Now, men … I’m not suggesting that you stop talking with your wives or daughters or sisters. These words are from the ancient world, and Jesus clearly doesn’t endorse them. But we need to understand what is going on in this passage, so that it makes sense when the Samaritan woman asks, “How is it that you, a Jew, ask a drink of me, a woman of Samaria?” (v. 9).

She simply doesn’t understand why Jesus is talking to her, a Samaritan and a woman.

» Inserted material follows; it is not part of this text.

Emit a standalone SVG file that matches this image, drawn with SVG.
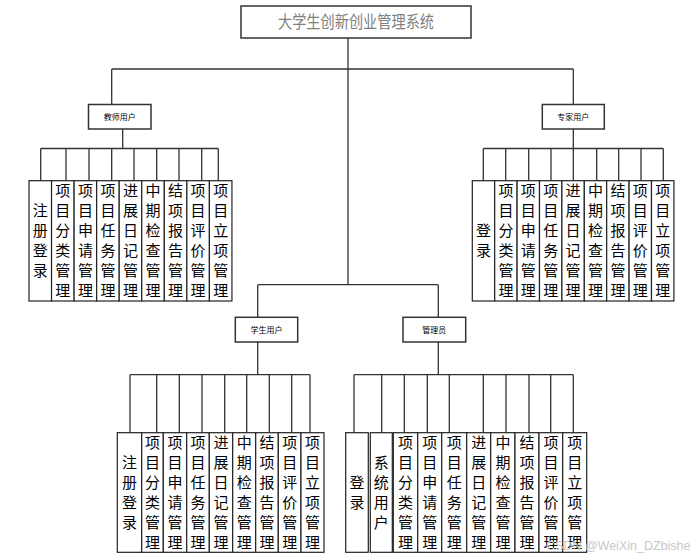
<svg xmlns="http://www.w3.org/2000/svg" width="700" height="560" viewBox="0 0 700 560">
<style>
.bx{fill:#fff;stroke:#333;stroke-width:1.5}
.col{fill:#fff;stroke:#222;stroke-width:1.2}
.ln{fill:none;stroke:#333;stroke-width:1.3}
.t{font-family:"Noto Sans CJK SC","Liberation Sans",sans-serif;font-size:15px;fill:#000;text-anchor:middle}
.s{font-family:"Noto Sans CJK SC","Liberation Sans",sans-serif;font-size:8px;fill:#000;text-anchor:middle}
.title{font-family:"Noto Sans CJK SC","Liberation Sans",sans-serif;font-size:17px;fill:#808080;text-anchor:middle}
.wm{font-family:"Liberation Sans",Arial,sans-serif;font-size:12.5px;fill:#c8c8c8}
</style>
<rect width="700" height="560" fill="#fff"/>
<g id="connectors" class="ln">
<path d="M348 38V284.7M111.7 69H573.3M111.7 69V104.5M573.3 69V104.5"/>
<path d="M122.7 129V148.5M40.7 148.5H218.3M40.7 148.5V180.7M66 148.5V180.7M89 148.5V180.7M111.7 148.5V180.7M134 148.5V180.7M156.7 148.5V180.7M179 148.5V180.7M201.7 148.5V180.7M218.3 148.5V180.7"/>
<path d="M573.3 129V148.5M483.3 148.5H663.3M483.3 148.5V180.7M505.7 148.5V180.7M528.7 148.5V180.7M551 148.5V180.7M573.3 148.5V180.7M596.7 148.5V180.7M618.7 148.5V180.7M641 148.5V180.7M663.3 148.5V180.7"/>
<path d="M257.7 284.7H438.3M257.7 284.7V317.3M438.3 284.7V317.3"/>
<path d="M257.7 342V374.7M130 374.7H310M130 374.7V432.7M156.7 374.7V432.7M179.3 374.7V432.7M202 374.7V432.7M224.7 374.7V432.7M246.7 374.7V432.7M269.3 374.7V432.7M291.7 374.7V432.7M310 374.7V432.7"/>
<path d="M438.3 342V374.7M354 374.7H573.3M354 374.7V432.7M381.7 374.7V432.7M404.3 374.7V432.7M427.3 374.7V432.7M449.3 374.7V432.7M483.3 374.7V432.7M506 374.7V432.7M529 374.7V432.7M550.7 374.7V432.7M573.3 374.7V432.7"/>
</g>
<g id="root">
<rect class="bx" x="241" y="6" width="230" height="32"/>
<text class="title" x="356" y="28" textLength="156" lengthAdjust="spacingAndGlyphs">大学生创新创业管理系统</text>
</g>
<g id="teacher">
<rect class="bx" x="88.5" y="104.5" width="62.5" height="24.5"/>
<text class="s" x="119.7" y="119.5">教师用户</text>
</g>
<g id="expert">
<rect class="bx" x="542.3" y="104.5" width="62" height="24.5"/>
<text class="s" x="573.3" y="119.5">专家用户</text>
</g>
<g id="student">
<rect class="bx" x="235.3" y="317.3" width="62.4" height="24.7"/>
<text class="s" x="266.5" y="332.5">学生用户</text>
</g>
<g id="admin">
<rect class="bx" x="403" y="317.3" width="62.7" height="24.7"/>
<text class="s" x="434.3" y="332.5">管理员</text>
</g>
<g id="teacher-items">
<rect class="col" x="29" y="180.7" width="22.55" height="120.3"/>
<rect class="col" x="51.55" y="180.7" width="22.55" height="120.3"/>
<rect class="col" x="74.1" y="180.7" width="22.55" height="120.3"/>
<rect class="col" x="96.65" y="180.7" width="22.55" height="120.3"/>
<rect class="col" x="119.2" y="180.7" width="22.55" height="120.3"/>
<rect class="col" x="141.75" y="180.7" width="22.55" height="120.3"/>
<rect class="col" x="164.3" y="180.7" width="22.55" height="120.3"/>
<rect class="col" x="186.85" y="180.7" width="22.55" height="120.3"/>
<rect class="col" x="209.4" y="180.7" width="22.55" height="120.3"/>
<text class="t" x="40.3 40.3 40.3 40.3" y="216 236 256 276">注册登录</text>
<text class="t" x="62.8 62.8 62.8 62.8 62.8 62.8" y="196 216 236 256 276 296">项目分类管理</text>
<text class="t" x="85.4 85.4 85.4 85.4 85.4 85.4" y="196 216 236 256 276 296">项目申请管理</text>
<text class="t" x="107.9 107.9 107.9 107.9 107.9 107.9" y="196 216 236 256 276 296">项目任务管理</text>
<text class="t" x="130.5 130.5 130.5 130.5 130.5 130.5" y="196 216 236 256 276 296">进展日记管理</text>
<text class="t" x="153 153 153 153 153 153" y="196 216 236 256 276 296">中期检查管理</text>
<text class="t" x="175.6 175.6 175.6 175.6 175.6 175.6" y="196 216 236 256 276 296">结项报告管理</text>
<text class="t" x="198.1 198.1 198.1 198.1 198.1 198.1" y="196 216 236 256 276 296">项目评价管理</text>
<text class="t" x="220.7 220.7 220.7 220.7 220.7 220.7" y="196 216 236 256 276 296">项目立项管理</text>
</g>
<g id="expert-items">
<rect class="col" x="472.3" y="180.7" width="22.4" height="120.3"/>
<rect class="col" x="494.7" y="180.7" width="22.4" height="120.3"/>
<rect class="col" x="517.1" y="180.7" width="22.4" height="120.3"/>
<rect class="col" x="539.5" y="180.7" width="22.4" height="120.3"/>
<rect class="col" x="561.9" y="180.7" width="22.4" height="120.3"/>
<rect class="col" x="584.3" y="180.7" width="22.4" height="120.3"/>
<rect class="col" x="606.7" y="180.7" width="22.4" height="120.3"/>
<rect class="col" x="629.1" y="180.7" width="22.4" height="120.3"/>
<rect class="col" x="651.5" y="180.7" width="22.4" height="120.3"/>
<text class="t" x="483.5 483.5" y="236 256">登录</text>
<text class="t" x="505.9 505.9 505.9 505.9 505.9 505.9" y="196 216 236 256 276 296">项目分类管理</text>
<text class="t" x="528.3 528.3 528.3 528.3 528.3 528.3" y="196 216 236 256 276 296">项目申请管理</text>
<text class="t" x="550.7 550.7 550.7 550.7 550.7 550.7" y="196 216 236 256 276 296">项目任务管理</text>
<text class="t" x="573.1 573.1 573.1 573.1 573.1 573.1" y="196 216 236 256 276 296">进展日记管理</text>
<text class="t" x="595.5 595.5 595.5 595.5 595.5 595.5" y="196 216 236 256 276 296">中期检查管理</text>
<text class="t" x="617.9 617.9 617.9 617.9 617.9 617.9" y="196 216 236 256 276 296">结项报告管理</text>
<text class="t" x="640.3 640.3 640.3 640.3 640.3 640.3" y="196 216 236 256 276 296">项目评价管理</text>
<text class="t" x="662.7 662.7 662.7 662.7 662.7 662.7" y="196 216 236 256 276 296">项目立项管理</text>
</g>
<g id="student-items">
<rect class="col" x="117.3" y="432.7" width="24.4" height="119.6"/>
<rect class="col" x="141.7" y="432.7" width="21.6" height="119.6"/>
<rect class="col" x="163.3" y="432.7" width="23.4" height="119.6"/>
<rect class="col" x="186.7" y="432.7" width="22.6" height="119.6"/>
<rect class="col" x="209.3" y="432.7" width="23.4" height="119.6"/>
<rect class="col" x="232.7" y="432.7" width="23" height="119.6"/>
<rect class="col" x="255.7" y="432.7" width="22.6" height="119.6"/>
<rect class="col" x="278.3" y="432.7" width="22.7" height="119.6"/>
<rect class="col" x="301" y="432.7" width="23" height="119.6"/>
<text class="t" x="129.5 129.5 129.5 129.5" y="467.5 487.5 507.5 527.5">注册登录</text>
<text class="t" x="152.5 152.5 152.5 152.5 152.5 152.5" y="447.5 467.5 487.5 507.5 527.5 547.5">项目分类管理</text>
<text class="t" x="175 175 175 175 175 175" y="447.5 467.5 487.5 507.5 527.5 547.5">项目申请管理</text>
<text class="t" x="198 198 198 198 198 198" y="447.5 467.5 487.5 507.5 527.5 547.5">项目任务管理</text>
<text class="t" x="221 221 221 221 221 221" y="447.5 467.5 487.5 507.5 527.5 547.5">进展日记管理</text>
<text class="t" x="244.2 244.2 244.2 244.2 244.2 244.2" y="447.5 467.5 487.5 507.5 527.5 547.5">中期检查管理</text>
<text class="t" x="267 267 267 267 267 267" y="447.5 467.5 487.5 507.5 527.5 547.5">结项报告管理</text>
<text class="t" x="289.7 289.7 289.7 289.7 289.7 289.7" y="447.5 467.5 487.5 507.5 527.5 547.5">项目评价管理</text>
<text class="t" x="312.5 312.5 312.5 312.5 312.5 312.5" y="447.5 467.5 487.5 507.5 527.5 547.5">项目立项管理</text>
</g>
<g id="admin-items">
<rect class="col" x="345.7" y="432.7" width="22.6" height="119.6"/>
<rect class="col" x="370.3" y="432.7" width="22" height="119.6"/>
<rect class="col" x="393.3" y="432.7" width="24.4" height="119.6"/>
<rect class="col" x="417.7" y="432.7" width="24" height="119.6"/>
<rect class="col" x="441.7" y="432.7" width="25" height="119.6"/>
<rect class="col" x="466.7" y="432.7" width="24" height="119.6"/>
<rect class="col" x="490.7" y="432.7" width="24.3" height="119.6"/>
<rect class="col" x="515" y="432.7" width="24" height="119.6"/>
<rect class="col" x="539" y="432.7" width="23.7" height="119.6"/>
<rect class="col" x="562.7" y="432.7" width="24" height="119.6"/>
<text class="t" x="357 357" y="487.5 507.5">登录</text>
<text class="t" x="381.3 381.3 381.3 381.3" y="467.5 487.5 507.5 527.5">系统用户</text>
<text class="t" x="405.5 405.5 405.5 405.5 405.5 405.5" y="447.5 467.5 487.5 507.5 527.5 547.5">项目分类管理</text>
<text class="t" x="429.7 429.7 429.7 429.7 429.7 429.7" y="447.5 467.5 487.5 507.5 527.5 547.5">项目申请管理</text>
<text class="t" x="454.2 454.2 454.2 454.2 454.2 454.2" y="447.5 467.5 487.5 507.5 527.5 547.5">项目任务管理</text>
<text class="t" x="478.7 478.7 478.7 478.7 478.7 478.7" y="447.5 467.5 487.5 507.5 527.5 547.5">进展日记管理</text>
<text class="t" x="502.9 502.9 502.9 502.9 502.9 502.9" y="447.5 467.5 487.5 507.5 527.5 547.5">中期检查管理</text>
<text class="t" x="527 527 527 527 527 527" y="447.5 467.5 487.5 507.5 527.5 547.5">结项报告管理</text>
<text class="t" x="550.9 550.9 550.9 550.9 550.9 550.9" y="447.5 467.5 487.5 507.5 527.5 547.5">项目评价管理</text>
<text class="t" x="574.7 574.7 574.7 574.7 574.7 574.7" y="447.5 467.5 487.5 507.5 527.5 547.5">项目立项管理</text>
</g>
<text class="wm" x="546" y="550">CSDN @WeiXin_DZbishe</text>
</svg>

But Jesus is on a mission from God, and he is not one to allow social or cultural barriers to keep him from doing the will of the Lord. “If you knew the gift of God,” says Jesus to the woman, and who it is that is saying to you, ‘Give me a drink,’ you would have asked him, and he would have given you living water” (v. 10). Jesus is hinting at his own identity as the Messiah, the gift of God, and he is suggesting that he can give her something special — something called “living water.”

But what is this special water? The Greek of the New Testament says hydōr zōn, which can be translated either “fresh, running water,” or “life-giving water.” When Jesus offers this gift of living water, the Samaritan woman first thinks he is talking about fresh, running water. That is why she says, “Sir, you have no bucket, and the well is deep. Where do you get that living water?” (v. 11). She knows that you cannot get fresh water from a well without a bucket.

Jesus is talking about the other kind of hydōr zōn, however — life-giving water. Hydōr means “water,” which we still see in our English word “hydration,” and zōn comes from the Greek word for “life,” which we have turned into the English word “zoo.” Hydōr zōn — life-giving water. “Everyone who drinks of [well] water will be thirsty again,” says Jesus, “but those who drink of the water that I will give them will never be thirsty. The water that I will give will become in them a spring of water gushing up to eternal life” (vv. 13-14). The hydōr zōn that Jesus gives is not water at all — it is the gift of the Holy Spirit, which connects us to God and to Jesus for all time. It flows into us and through us, and brings life to the parts of us that feel the driest and most dead.

I’m a runner, and one of the hardest parts of marathon training is staying properly hydrated, especially on hot summer days. Last Monday, my son Sam and I went on a 20-mile training run, and all was going well until I hit a long, hard uphill climb at about mile 17. Sam, of course, had left his old man in the dust. The sun was baking down, and my water bottle had run dry. I didn’t know how I was going to finish, until I stumbled into downtown Vienna and refilled my bottle at a water fountain.

After a good long drink, I felt that my energy was coming back. It was as though the life was returning to my aching body. I finished the run — not particularly quickly, but alive and well.

In a similar way, the life-giving water of Jesus revives us when we are feeling dried out and discouraged, downtrodden and depressed. It brings forgiveness of sins … it gives us strength and hope … it satisfies our thirst for a connection with God … it offers refreshment, renewal, serenity, and joy … it carries the gift of eternal life.

Each and every one of us needs this water. We need it when our jobs are unsatisfying, and our supervisors are more clueless than the pointy-haired guy in “Dilbert.” We need it when we try to do the right thing, but keep making the same mistakes over and over and over. We need it when we feel so alone in the world, wondering if God really loves us and cares for us and is watching out for us.

Everyone needs this water, including the woman of Samaria. “Sir, give me this water,” she says to Jesus, “so that I may never be thirsty” (v. 15).